About your example, it can be done like this:
select * from products where (select count(*) from customers>10)

Migrating from MySQL to arbitrary standards-compliant SQL2003 server

Is there an incantation of mysqldump or a similar tool that will produce a piece of SQL2003 code to create and fill the same databases in an arbitrary SQL2003 compliant RDBMS?
(The one I'm trying right now is MonetDB)
DDL statements are inherently database-vendor specific. Although they have the same basic structure, each vendor has their own take on how to define types, indexes, constraints, etc.
DML statements on the other hand are fairly portable. Therefore I suggest:
Dump the database without any data (mysqldump --no-data) to get the schema
Make necessary changes to get the schema loaded on the other DB - these need to be done by hand (but some search/replace may be possible)
Dump the data with extended inserts off and no create table (--extended-insert=0 --no-create-info)
Run the resulting script against the other DB.
This should do what you want.
However, when porting an application to a different database vendor, many other things will be required; moving the schema and data is the easy bit. Checking for bugs introduced, different behaviour and performance testing is the hard bit.
At the very least test every single query in your application for validity on the new database.
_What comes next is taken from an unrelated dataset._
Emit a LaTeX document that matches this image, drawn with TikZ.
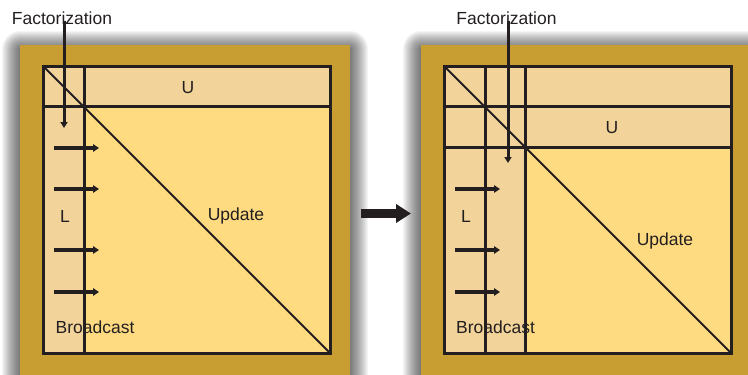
\documentclass[tikz,border=0pt]{standalone}
\usepackage{fontspec}
\setmainfont{Liberation Sans}
\usetikzlibrary{arrows.meta}

\definecolor{frame}{HTML}{C89E32}
\definecolor{done}{HTML}{F2D399}
\definecolor{rest}{HTML}{FEDB80}
\definecolor{ink}{HTML}{231F20}

\tikzset{
  gridline/.style={ink, line width=3pt},
  diagline/.style={ink, line width=2pt},
  push/.style={ink, line width=3.2pt, -{Triangle[length=6pt,width=7.5pt]}},
  drop/.style={ink, line width=3pt, -{Triangle[length=6pt,width=7pt]}},
  txt/.style={text=ink, font=\fontsize{17.5}{20}\selectfont, inner sep=0pt}
}

% soft halo round a gold frame
\newcommand\halo[4]{%
  \foreach \i in {1,...,18}
    \fill[black, opacity=0.04, rounded corners=\i pt] (#1-\i,#2-\i+4) rectangle (#3+\i,#4+\i+4);
}

\begin{document}
\begin{tikzpicture}[x=1pt, y=-1pt]
\useasboundingbox (0,0) rectangle (748,375);
\clip (0,0) rectangle (748,375);

%% left panel
\halo{20}{45}{350}{390}
\fill[frame] (20,45) rectangle (350,390);
\fill[done] (43,66) rectangle (330,353);
\fill[rest] (84,106) rectangle (330,353);
\draw[gridline] (43,66) rectangle (330,353);
\draw[gridline] (84,66) -- (84,353);
\draw[gridline] (43,106) -- (330,106);
\draw[diagline] (43,66) -- (330,353);

\node[txt] (facA) at (62,18) {Factorization};
\coordinate (facAend) at (64,128);
\draw[drop] (facA.south -| facAend) ++(0,-4) -- (facAend);
\foreach \y in {148,189,250,292}
  \draw[push] (54,\y) -- (99,\y);

\node[txt] (uA) at (188,88) {U};
\node[txt] (lA) at (65,216) {L};
\node[txt] (updA) at (236,216) {Update};
\node[txt] (bcA) at (95,327) {Broadcast};

%% right panel
\halo{421}{45}{760}{390}
\fill[frame] (421,45) rectangle (760,390);
\fill[done] (444,66) rectangle (731,353);
\fill[rest] (525,147) rectangle (731,353);
\draw[gridline] (444,66) rectangle (731,353);
\foreach \x in {485,525}
  \draw[gridline] (\x,66) -- (\x,353);
\foreach \y in {106,147}
  \draw[gridline] (444,\y) -- (731,\y);
\draw[diagline] (444,66) -- (731,353);

\node[txt] (facB) at (506.5,18) {Factorization};
\coordinate (facBend) at (508,163);
\draw[drop] (facB.south -| facBend) ++(0,-4) -- (facBend);
\foreach \y in {189,250,292}
  \draw[push] (455,\y) -- (500,\y);

\node[txt] (uB) at (612,128) {U};
\node[txt] (lB) at (466,216) {L};
\node[txt] (updB) at (665,241) {Update};
\node[txt] (bcB) at (495.5,327) {Broadcast};

%% step to the next panel
\coordinate (stepA) at (361,213.5);
\coordinate (stepB) at (411,213.5);
\draw[ink, line width=9pt, -{Triangle[length=15pt,width=18pt]}] (stepA) -- (stepB);

\end{tikzpicture}
\end{document}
Ideally do a lot more.
This one is kind of tough. Unless you've got a very simple DB structure with vanilla types (varchar, integer, etc), you're probably going to get the best results writing a migration tool. In a language like Perl (via the DBI), this is pretty straight-forward. The program is basically an echo loop that reads from one database and inserts into the other. There are examples of this sort of code that Google knows about.
Aside from the obvious problem of moving the data is the more subtle problem of how some datatypes are represented. For instance, MS SQL's datetime field is not in the same format as MySQL's. Other datatypes like BLOBs may have a different capacity in one RDBMs than in another. You should make sure that you understand the datatype definitions of the target DB system very well before porting.
The last problem, of course, is getting application-level SQL statements to work against the new system. In my work, that's by far the hardest part. Date math seems especially DB-specific, while annoying things like quoting rules are a constant source of irritation.
Good luck with your project.
From SQL Server 2000 or 2005 you can have it generate scripts for your objects, but I am not sure how well they will transfer to other RDBMS.
The generate script option is probably the easiest way to go. You'll undoubtedly have to do some search/replace on a few data types though.